Tag Archives: logicomix

mini book reviews, part 1 (of 3)

Pygmy, by Chuck Palahniuk
an uneasy 4 stars

i’ve been on a little chuck palahniuk kick lately. but, after this one, i need a break. pygmy is the fictitious autobiography (written as journal entries) of a foreign exchange student from an unmentioned totalitarian country, who, along with a dozen or so others, arrive in the u.s. for what appears to be a wonderful cultural exchange. but their presence is actually part of an intricate master terrorist plan to lay waste to this decadent nation. brutal, over-the-top dark, and chock-full of horribly distasteful observations and situations, pygmy comes to live in a world of (intentionally) two-dimmensional idiots, full of every excess and stereotype one can imagine. as with other palahniuk narratives, the book is more about commentary than it is about story. it’s a painful dismantling of whatever middle class american life would be if all the extremes of media stereotypes were actually true. everyone is perverse and ugly in some way, including the narrator. however, as easy as it is, most of the time, to sidestep the commentary by distancing oneself from the horrible characters, there are regular kernels of “ooh, there’s some veracity to that” that are both sobering and startling.

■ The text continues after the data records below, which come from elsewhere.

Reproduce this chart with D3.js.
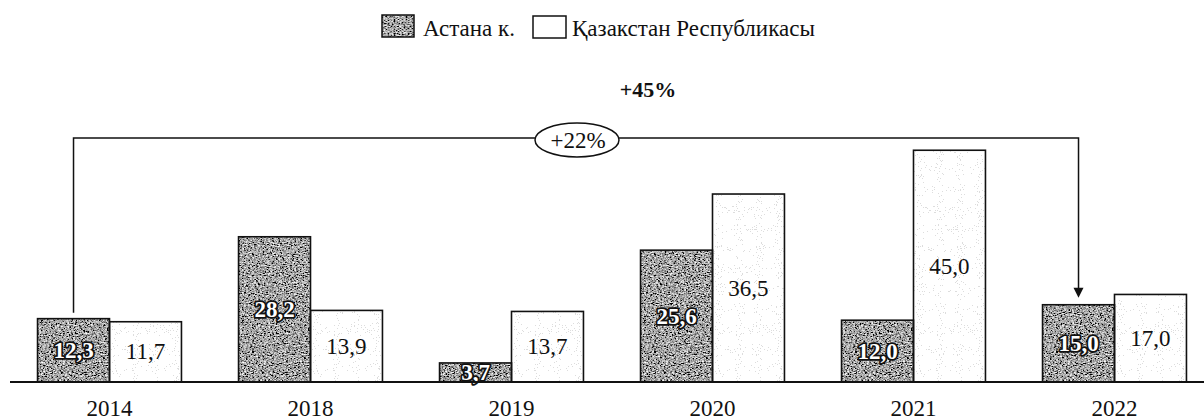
<!DOCTYPE html>
<html>
    <head>
        <meta charset="utf-8">
        <script src="https://d3js.org/d3.v7.min.js"></script>
        <style>
            body{margin:0;background:#fff;}
        </style>
    </head>
    <body>
        <svg height="420" width="1204" id="chart"></svg>
        <script>
            // data
            const years=["2014","2018","2019","2020","2021","2022"];
            const astana=[12.3, 28.2, 3.7, 25.6, 12.0, 15.0];
            const kazakhstan=[11.7, 13.9, 13.7, 36.5, 45.0, 17.0];
            const seriesNames=["Астана к.", "Қазакстан Республикасы"];
            const seriesKeys=["astana", "kaz"];

            const serif="'Liberation Serif', 'DejaVu Serif', 'Times New Roman', serif";

            let svg=d3.select("#chart").attr("font-family", serif);
            let width=+svg.attr("width");
            let baseY=382;

            // textures
            let defs=svg.append("defs");
            let grain=defs.append("filter").attr("id","grain")
                .attr("x",0).attr("y",0).attr("width","100%").attr("height","100%");
            grain.append("feTurbulence").attr("type","fractalNoise")
                .attr("baseFrequency","0.5 0.9").attr("numOctaves",3).attr("seed",4).attr("result","n");
            grain.append("feColorMatrix").attr("in","n").attr("type","matrix")
                .attr("values","1.9 0 0 0 -0.58  1.9 0 0 0 -0.58  1.9 0 0 0 -0.58  0 0 0 0 1")
                .attr("result","g");
            grain.append("feComposite").attr("in","g").attr("in2","SourceGraphic").attr("operator","in");

            let dots=defs.append("filter").attr("id","dots")
                .attr("x",0).attr("y",0).attr("width","100%").attr("height","100%");
            dots.append("feTurbulence").attr("type","fractalNoise")
                .attr("baseFrequency","0.95").attr("numOctaves",1).attr("seed",7).attr("result","n");
            dots.append("feColorMatrix").attr("in","n").attr("type","matrix")
                .attr("values","0 0 0 0 0.45  0 0 0 0 0.45  0 0 0 0 0.45  8 0 0 0 -4.5")
                .attr("result","a");
            dots.append("feComponentTransfer").attr("in","a").attr("result","d")
                .append("feFuncA").attr("type","discrete").attr("tableValues","0 0 0 0 0 0 0 0 0 0 0 0.5");
            dots.append("feFlood").attr("flood-color","#fff").attr("result","w");
            dots.append("feMerge").attr("result","m").call(m=>{
                m.append("feMergeNode").attr("in","w");
                m.append("feMergeNode").attr("in","d");
            });
            dots.append("feComposite").attr("in","m").attr("in2","SourceGraphic").attr("operator","in");

            let x0=d3.scaleBand().domain(years).range([9, 1215])
                .paddingInner(0.284).paddingOuter(0.142);
            let x1=d3.scaleBand().domain(seriesKeys).range([0, x0.bandwidth()]);
            let y=d3.scaleLinear().domain([0, 45]).range([baseY, baseY-45*5.15]);

            let rows=years.map((yr,i)=>({year:yr, values:[
                {key:"astana", v:astana[i]},
                {key:"kaz", v:kazakhstan[i]}
            ]}));

            let groups=svg.append("g").selectAll("g").data(rows).join("g")
                .attr("transform", d=>`translate(${x0(d.year)},0)`);

            groups.selectAll("rect.fill").data(d=>d.values).join("rect")
                .attr("class","fill")
                .attr("x", d=>x1(d.key)).attr("y", d=>y(d.v))
                .attr("width", x1.bandwidth()).attr("height", d=>baseY-y(d.v))
                .attr("fill","#000")
                .attr("filter", d=>d.key=="astana" ? "url(#grain)" : "url(#dots)");

            groups.selectAll("rect.edge").data(d=>d.values).join("rect")
                .attr("class","edge")
                .attr("x", d=>x1(d.key)).attr("y", d=>y(d.v))
                .attr("width", x1.bandwidth()).attr("height", d=>baseY-y(d.v))
                .attr("fill","none").attr("stroke","#111").attr("stroke-width",1.6);

            groups.selectAll("text.val").data(d=>d.values).join("text")
                .attr("class","val")
                .attr("x", d=>x1(d.key)+x1.bandwidth()/2)
                .attr("y", d=>(y(d.v)+baseY)/2)
                .attr("text-anchor","middle").attr("dominant-baseline","central")
                .style("font-size","23px")
                .style("font-weight", d=>d.key=="astana" ? "bold" : "normal")
                .style("fill", d=>d.key=="astana" ? "#fff" : "#111")
                .style("stroke", d=>d.key=="astana" ? "#111" : "none")
                .style("stroke-width", 3.5)
                .style("stroke-linejoin","round")
                .style("paint-order","stroke")
                .text(d=>d3.format(".1f")(d.v).replace(".", ","));

            // baseline
            svg.append("line").attr("x1",10).attr("x2",width).attr("y1",baseY).attr("y2",baseY)
                .attr("stroke","#111").attr("stroke-width",2);

            // year labels
            svg.append("g").selectAll("text").data(years).join("text")
                .attr("x", d=>x0(d)+x0.bandwidth()/2).attr("y",416)
                .attr("text-anchor","middle")
                .style("font-size","23px").style("fill","#111")
                .text(d=>d);

            // bracket 2014 -> 2022
            let xa=x0("2014")+x1("astana")+x1.bandwidth()/2;
            let xb=x0("2022")+x1("astana")+x1.bandwidth()/2;
            let yTop=138;
            let tip=y(astana[5])-7;
            svg.append("path")
                .attr("d", `M${xa},${y(astana[0])-6}V${yTop}H${xb}V${tip-8}`)
                .attr("fill","none").attr("stroke","#111").attr("stroke-width",1.5);
            svg.append("path")
                .attr("d", `M${xb-5},${tip-10}L${xb+5},${tip-10}L${xb},${tip}Z`)
                .attr("fill","#111");

            svg.append("ellipse").attr("cx",577).attr("cy",140).attr("rx",42).attr("ry",17)
                .attr("fill","#fff").attr("stroke","#111").attr("stroke-width",1.5);
            svg.append("text").attr("x",578).attr("y",148).attr("text-anchor","middle")
                .style("font-size","23px").style("fill","#111").text("+22%");
            svg.append("text").attr("x",648).attr("y",97).attr("text-anchor","middle")
                .style("font-size","22px").style("font-weight","bold").style("fill","#111").text("+45%");

            // legend
            let legend=svg.append("g");
            legend.append("rect").attr("x",382).attr("y",15).attr("width",32).attr("height",22)
                .attr("fill","#000").attr("filter","url(#grain)");
            legend.append("rect").attr("x",382).attr("y",15).attr("width",32).attr("height",22)
                .attr("fill","none").attr("stroke","#111").attr("stroke-width",1.5);
            legend.append("text").attr("x",423).attr("y",36)
                .style("font-size","23px").style("fill","#111").text(seriesNames[0]);
            legend.append("rect").attr("x",533).attr("y",16).attr("width",33).attr("height",22)
                .attr("fill","#fff").attr("stroke","#111").attr("stroke-width",1.5);
            legend.append("text").attr("x",572).attr("y",36)
                .style("font-size","23px").style("fill","#111").text(seriesNames[1]);
        </script>
    </body>
</html>
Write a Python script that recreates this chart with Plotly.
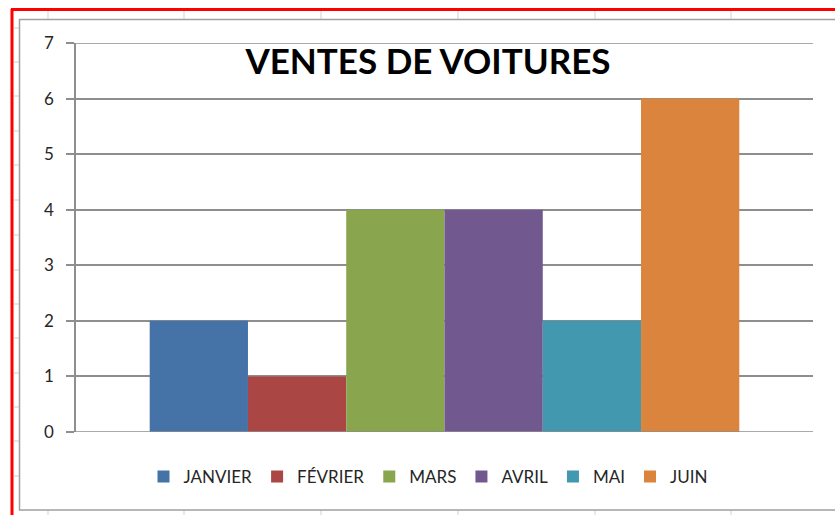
import plotly.graph_objects as go

months = ["JANVIER", "FÉVRIER", "MARS", "AVRIL", "MAI", "JUIN"]
sales = [2, 1, 4, 4, 2, 6]
colors = ["#4572A7", "#AA4643", "#89A54E", "#71588F", "#4198AF", "#DB843D"]
title_text = "VENTES DE VOITURES"
y_ticks = [0, 1, 2, 3, 4, 5, 6, 7]

W, H = 835, 515
ml, mr, mt, mb = 76, 22, 43, 83
ph = H - mt - mb
pw = W - ml - mr

def px2x(x):
    return (x - ml) / pw

def px2y(y):
    return (H - mb - y) / ph

fig = go.Figure()
for m, v, c in zip(months, sales, colors):
    fig.add_trace(go.Bar(x=[""], y=[v], name=m, marker=dict(color=c, line=dict(width=0))))

shapes = []
# faint spreadsheet cell gridlines outside the chart
for cx in [48, 184, 321, 458, 595, 731]:
    shapes.append(dict(type="line", xref="paper", yref="paper",
                       x0=px2x(cx), x1=px2x(cx), y0=px2y(11), y1=px2y(19),
                       line=dict(color="#C9D1E0", width=1)))
    shapes.append(dict(type="line", xref="paper", yref="paper",
                       x0=px2x(cx), x1=px2x(cx), y0=px2y(510), y1=px2y(515),
                       line=dict(color="#C9D1E0", width=1)))
for ry in [28, 62, 96, 131, 165, 200, 235, 270, 304, 338, 373, 407, 441, 476]:
    shapes.append(dict(type="line", xref="paper", yref="paper",
                       x0=px2x(14), x1=px2x(19), y0=px2y(ry), y1=px2y(ry),
                       line=dict(color="#C9D1E0", width=1)))
# chart area border
shapes.append(dict(type="rect", xref="paper", yref="paper",
                   x0=px2x(19.5), x1=px2x(840), y0=px2y(510), y1=px2y(19.5),
                   line=dict(color="#A0A0A0", width=1.5), fillcolor="rgba(0,0,0,0)"))
# red selection border
shapes.append(dict(type="line", xref="paper", yref="paper",
                   x0=px2x(12), x1=px2x(12), y0=px2y(9), y1=px2y(520),
                   line=dict(color="#FF0000", width=3)))
shapes.append(dict(type="line", xref="paper", yref="paper",
                   x0=px2x(11), x1=px2x(840), y0=px2y(9.5), y1=px2y(9.5),
                   line=dict(color="#FF0000", width=3)))
# bottom axis line and top gridline, including tick stubs
shapes.append(dict(type="line", xref="paper", yref="y", x0=px2x(68), x1=1, y0=y_ticks[0], y1=y_ticks[0],
                   line=dict(color="#8E8E8E", width=1.5)))
shapes.append(dict(type="line", xref="paper", yref="y", x0=px2x(68), x1=1, y0=y_ticks[-1], y1=y_ticks[-1],
                   line=dict(color="#8E8E8E", width=1.5)))

fig.update_layout(
    width=W, height=H,
    margin=dict(l=ml, r=mr, t=mt, b=mb),
    paper_bgcolor="white", plot_bgcolor="white",
    barmode="group", bargap=0.2, bargroupgap=0,
    font=dict(family="Lato, Carlito, 'Liberation Sans', sans-serif", color="#262626"),
    title=dict(text="<b>" + title_text + "</b>", xref="paper", x=px2x(428), xanchor="center",
               yref="container", y=1 - 62 / H, yanchor="middle",
               font=dict(size=35, color="#000000", family="Lato, Carlito, sans-serif")),
    xaxis=dict(showticklabels=False, showgrid=False, zeroline=False,
               showline=False, ticks=""),
    yaxis=dict(range=[0, 7], tickvals=y_ticks, showgrid=True, gridcolor="#8E8E8E",
               gridwidth=1.5, zeroline=False, showline=True, linecolor="#8E8E8E",
               linewidth=1.5, ticks="outside", ticklen=8, tickcolor="#8E8E8E",
               tickwidth=1.5, ticklabelstandoff=9,
               tickfont=dict(size=17, color="#262626")),
    legend=dict(orientation="h", x=px2x(428), xanchor="center", y=px2y(477), yanchor="middle",
                font=dict(size=17, color="#262626"), itemwidth=30,
                bgcolor="rgba(0,0,0,0)", traceorder="normal"),
    shapes=shapes,
    showlegend=True,
)

fig.write_html("out.html")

180: Stories of People Who Changed Their Lives by Changing Their Minds, by multiple authors
3 stars

full disclosure: i wrote a chapter in this book. it’s a collection of many (a few too many) voices, writing short chapters on one way they changed their minds (in the best chapters, you see the actual process of how and why they changed their minds). multi-author collections like this rarely do well in publishing; and, about a third of the way through this book, you’ll get a sense why: there’s just not enough of a directional thread to take the reader somewhere. some of the chapters are fantastic, some are a significant misfire (and should have been cut), and many are good enough. that said, by the time i got to the end, i was digging the book. i got past the tedium of “one more…,” one more…,” and grew to appreciate the point of the whole thing: changing our minds, lives, beliefs, and realities is necessary, as is holding loosely to those things we’re so confident of (even waiting with anticipation of what god’s spirit will reveal to us next about what or how we need to change). reading sample after sample of that process had a cumulative affect of readying me for whatever change might be around the corner.

Logicomix: An Epic Search for Truth, by Apostolos Doxiadis and Christos H. Papadimitriou (Authors), Alecos Papadatos and Annie Di Donna (Illustrators)
5 stars

ok, seriously — who would have thought that a graphic novel about the life and ideas of bertrand russell could be so good? c’mon! this is no comic book, kiddies; but the illustrations are still awesome, and the graphic approach made me not want to put down a book on a subject i otherwise wouldn’t have picked up. a bit of math history, a fairly complete history of the study of logic, and an exploration into the relationship between the pursuit of certainty and the (shouldn’t be) surprising commonality of madness in those who pursue it, all wrapped up in a real life story. the authors throw in a few very inventive devices — like, pulling back the curtain on their own discussion during the development of the book, with pages given to those “but wait” and “where should we go next” conversations. all in all, i felt like i learned some stuff about math, logic, history, philosophy, and bertrand russell — and i liked it. what more could one ask of a book about the history of logic?